Skip to main content

Local Model Setup (Docker-based)

WARNING Local models are currently best for testing and experimentation. Do not expect high performance from local models right now, especially on macOS where GPU acceleration support is limited for this workflow. If you want the best speed and quality, use a remote model provider.

Sulla Desktop supports local models through the Docker-based local model workflow.

When to use local models

Use local models when you want to:

  • Test local-only workflows
  • Experiment with model behavior
  • Prototype without relying on a remote API

For production-quality agent performance, remote models are still recommended.

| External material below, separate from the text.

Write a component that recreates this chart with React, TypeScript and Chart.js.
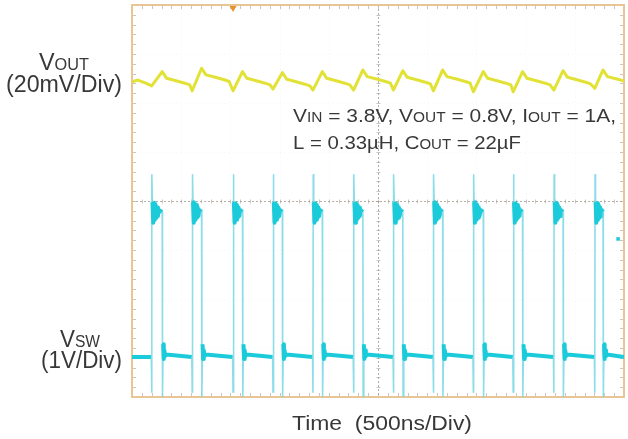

How to open local model settings

Use the app menu path below:

  1. Open the main Electron menu.
  2. Open Language Model Settings.
  3. Go to Models.
  4. Open Local Models.
  5. Choose and configure the local model you want to run.

How to choose a local model

For better local speed, choose models with:

  • Lower parameter counts
  • Lower context windows

These settings generally reduce resource usage and improve responsiveness on local hardware.

Qwen-family models are often among the better-performing local options.

That said, this is still "best of local" performance, which may not match remote model quality or speed.

Performance expectations

  • Local model speed depends heavily on your machine resources.
  • Larger models can be noticeably slower.
  • Mac performance may be limited for this local setup.

If agent quality or response speed is not acceptable, switch to a remote model in Language Model Settings.